Required task >> Copy from the first line below down to and including the line with "283, 160, 77, 0, -88, -160, -165, -172]". Skip the pictures.

Supplied data >>
..........

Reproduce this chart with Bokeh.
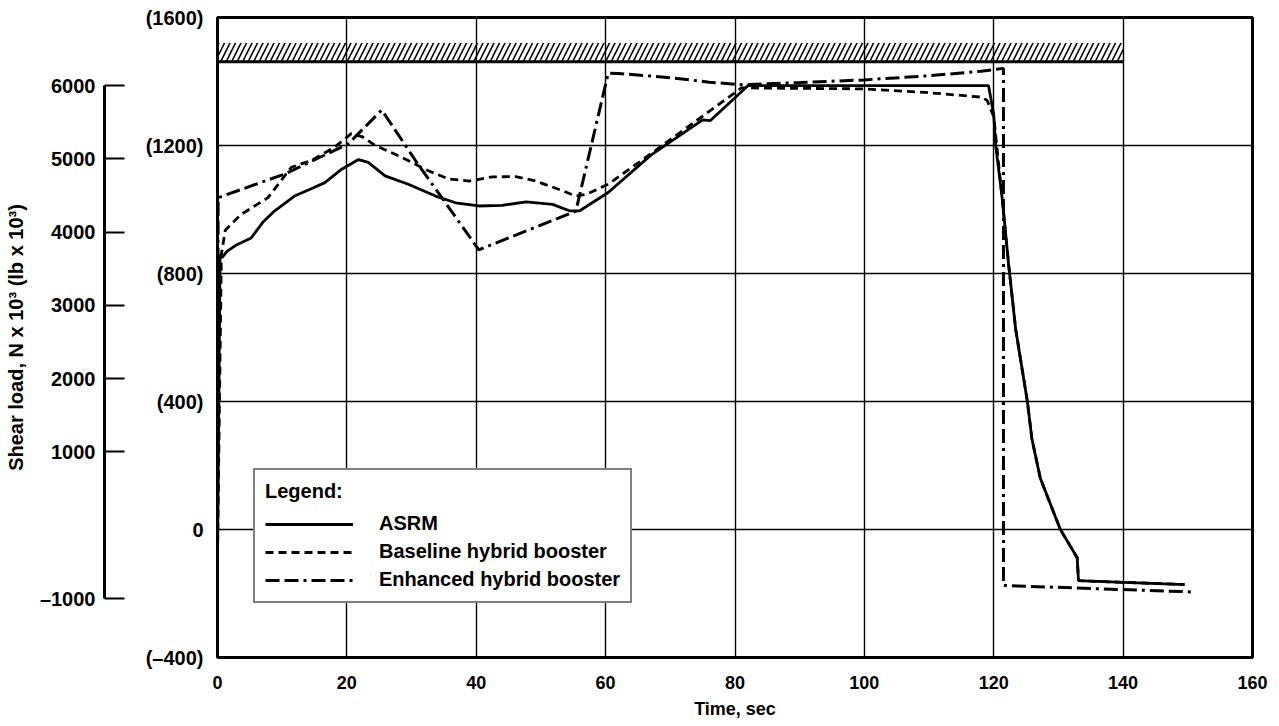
from bokeh.plotting import figure
from bokeh.models import (Range1d, LinearAxis, FixedTicker, Legend, LegendItem)
from bokeh.embed import file_html
from bokeh.resources import INLINE

FONT = "Liberation Sans"

# Shear load histories, time in sec, load in lb x 10^3
asrm_t = [0, 0.4, 0.7, 1.5, 3.0, 5.2, 7.0, 8.8, 11.9, 14.5, 16.6, 19.2, 21.8, 23.3,
          25.9, 29.5, 33.7, 36.8, 40.4, 44.0, 47.7, 51.8, 54.4, 56.0, 60.4, 67.0,
          75.0, 76.2, 82.0, 100.0, 119.2, 120.0, 120.3, 121.3, 122.3, 123.4, 125.2,
          125.9, 127.2, 128.8, 130.3, 132.9, 133.1, 140.0, 149.5]
asrm_lb = [-85, 860, 850, 870, 890, 911, 960, 995, 1042, 1065, 1084, 1126, 1156, 1147,
           1105, 1079, 1042, 1021, 1011, 1013, 1024, 1016, 996, 996, 1053, 1170,
           1280, 1278, 1387, 1387, 1387, 1296, 1200, 1036, 828, 624, 400,
           283, 160, 77, 0, -88, -160, -165, -172]

base_t = [0, 0.6, 1.2, 3.6, 7.8, 11.4, 14.5, 18.1, 20.7, 22.3, 24.4, 28.5, 32.6, 35.8,
          38.9, 42.5, 46.1, 49.2, 53.4, 55.4, 57.0, 60.4, 67.4, 81.0, 100.0, 109.4,
          118.2, 119.0, 120.0, 121.3, 122.3, 123.4, 125.2, 125.9, 127.2, 128.8,
          130.3, 132.9, 133.1, 140.0, 149.5]
base_lb = [-85, 860, 935, 984, 1037, 1132, 1153, 1195, 1237, 1228, 1200, 1163, 1121, 1095,
           1089, 1102, 1103, 1089, 1058, 1042, 1047, 1079, 1180, 1380, 1377, 1366,
           1351, 1340, 1290, 1036, 828, 624, 400, 283, 160, 77,
           0, -88, -160, -165, -172]

enh_t = [0, 0.1, 10.4, 20.2, 25.4, 30.6, 40.4, 55.4, 60.4, 62.0, 70.0, 76.0, 81.0,
         90.0, 100.0, 110.0, 118.0, 121.5, 121.5, 150.5]
enh_lb = [-85, 1037, 1111, 1205, 1311, 1153, 874, 995, 1426, 1425, 1412, 1398, 1390,
          1397, 1405, 1418, 1432, 1441, -175, -195]

# Structural limit band
limit_t = [0, 140]
limit_lb = 1462
limit_band_top = 1520

x_ticks = [0, 20, 40, 60, 80, 100, 120, 140, 160]
lb_ticks = [-400, 0, 400, 800, 1200, 1600]
lb_labels = ["(\u2013400)", "0", "(400)", "(800)", "(1200)", "(1600)"]
n_ticks = [-1000, 1000, 2000, 3000, 4000, 5000, 6000]
n_labels = ["\u20131000", "1000", "2000", "3000", "4000", "5000", "6000"]

p = figure(width=1279, height=726, x_range=Range1d(0, 160), y_range=Range1d(-400, 1600),
           output_backend="svg", toolbar_location=None,
           min_border_left=217, min_border_right=27, min_border_top=17,
           min_border_bottom=69, background_fill_color="white",
           border_fill_color="white")

p.outline_line_color = "black"
p.outline_line_width = 3

# grid
p.xgrid.ticker = FixedTicker(ticks=x_ticks[1:-1])
p.ygrid.ticker = FixedTicker(ticks=lb_ticks[1:-1])
for g in (p.xgrid[0], p.ygrid[0]):
    g.grid_line_color = "black"
    g.grid_line_width = 1.4

# x axis
xa = p.xaxis[0]
xa.ticker = FixedTicker(ticks=x_ticks)
xa.axis_line_color = None
xa.major_tick_line_color = None
xa.minor_tick_line_color = None
xa.major_tick_out = 0
xa.major_tick_in = 0
xa.major_label_standoff = 18
xa.major_label_text_font = FONT
xa.major_label_text_font_style = "bold"
xa.major_label_text_font_size = "18px"
xa.major_label_text_color = "black"
xa.axis_label = "Time, sec"
xa.axis_label_standoff = 7
xa.axis_label_text_font = FONT
xa.axis_label_text_font_style = "bold"
xa.axis_label_text_font_size = "18px"
xa.axis_label_text_color = "black"

# lb axis next to the frame
ya = p.yaxis[0]
ya.ticker = FixedTicker(ticks=lb_ticks)
ya.major_label_overrides = {t: s for t, s in zip(lb_ticks, lb_labels)}
ya.axis_line_color = None
ya.major_tick_line_color = None
ya.minor_tick_line_color = None
ya.major_tick_out = 0
ya.major_tick_in = 0
ya.major_label_standoff = 14
ya.major_label_text_font = FONT
ya.major_label_text_font_style = "bold"
ya.major_label_text_font_size = "20px"
ya.major_label_text_color = "black"

# blank strip between the two load scales (white tick on white border)
gap = LinearAxis(ticker=FixedTicker(ticks=[-400]), axis_line_color=None,
                 major_tick_out=38, major_tick_in=0, major_label_standoff=0,
                 major_label_overrides={-400: ""},
                 minor_tick_line_color=None, major_tick_line_color="white")
p.add_layout(gap, "left")

# newton scale
p.extra_y_ranges = {"newton": Range1d(-1805, 6928)}
na = LinearAxis(y_range_name="newton", bounds=(-1000, 6000),
                ticker=FixedTicker(ticks=n_ticks))
na.major_label_overrides = {t: s for t, s in zip(n_ticks, n_labels)}
na.axis_line_width = 3
na.axis_line_color = "black"
na.major_tick_in = 20
na.major_tick_out = 0
na.major_tick_line_width = 2
na.major_tick_line_color = "black"
na.minor_tick_line_color = None
na.major_label_standoff = 9
na.major_label_text_font = FONT
na.major_label_text_font_style = "bold"
na.major_label_text_font_size = "20px"
na.major_label_text_color = "black"
na.axis_label = "Shear load, N x 10\u00b3 (lb x 10\u00b3)"
na.axis_label_standoff = 10
na.axis_label_text_font = FONT
na.axis_label_text_font_style = "bold"
na.axis_label_text_font_size = "20px"
na.axis_label_text_color = "black"
p.add_layout(na, "left")

# hatched limit band
p.quad(left=[limit_t[0]], right=[limit_t[1]], bottom=[limit_lb], top=[limit_band_top],
       fill_color=None, line_color=None, hatch_pattern="/", hatch_color="black",
       hatch_weight=1.6, hatch_scale=11)
p.line(x=limit_t, y=[limit_lb, limit_lb], line_color="black", line_width=3)

r_asrm = p.line(asrm_t, asrm_lb, line_color="black", line_width=2.8)
r_base = p.line(base_t, base_lb, line_color="black", line_width=2.8, line_dash="8 5")
r_enh = p.line(enh_t, enh_lb, line_color="black", line_width=3,
               line_dash="14 5 14 5 3 5")

legend = Legend(items=[LegendItem(label="ASRM", renderers=[r_asrm]),
                       LegendItem(label="Baseline hybrid booster", renderers=[r_base]),
                       LegendItem(label="Enhanced hybrid booster", renderers=[r_enh])],
                title="Legend:", location=(36, 54))
legend.title_text_font = FONT
legend.title_text_font_style = "bold"
legend.title_text_font_size = "20px"
legend.title_text_color = "black"
legend.title_standoff = 9
legend.label_text_font = FONT
legend.label_text_font_style = "bold"
legend.label_text_font_size = "20px"
legend.label_text_color = "black"
legend.label_height = 22
legend.glyph_height = 22
legend.glyph_width = 88
legend.label_standoff = 26
legend.spacing = 5
legend.padding = 10
legend.margin = 0
legend.border_line_color = "black"
legend.border_line_width = 2.5
legend.background_fill_color = "white"
legend.background_fill_alpha = 1.0
p.add_layout(legend)

open("out.html", "w").write(file_html(p, INLINE))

..........

Response >>
Reproduce this chart with Bokeh.
from bokeh.plotting import figure
from bokeh.models import (Range1d, LinearAxis, FixedTicker, Legend, LegendItem)
from bokeh.embed import file_html
from bokeh.resources import INLINE

FONT = "Liberation Sans"

# Shear load histories, time in sec, load in lb x 10^3
asrm_t = [0, 0.4, 0.7, 1.5, 3.0, 5.2, 7.0, 8.8, 11.9, 14.5, 16.6, 19.2, 21.8, 23.3,
          25.9, 29.5, 33.7, 36.8, 40.4, 44.0, 47.7, 51.8, 54.4, 56.0, 60.4, 67.0,
          75.0, 76.2, 82.0, 100.0, 119.2, 120.0, 120.3, 121.3, 122.3, 123.4, 125.2,
          125.9, 127.2, 128.8, 130.3, 132.9, 133.1, 140.0, 149.5]
asrm_lb = [-85, 860, 850, 870, 890, 911, 960, 995, 1042, 1065, 1084, 1126, 1156, 1147,
           1105, 1079, 1042, 1021, 1011, 1013, 1024, 1016, 996, 996, 1053, 1170,
           1280, 1278, 1387, 1387, 1387, 1296, 1200, 1036, 828, 624, 400,
           283, 160, 77, 0, -88, -160, -165, -172]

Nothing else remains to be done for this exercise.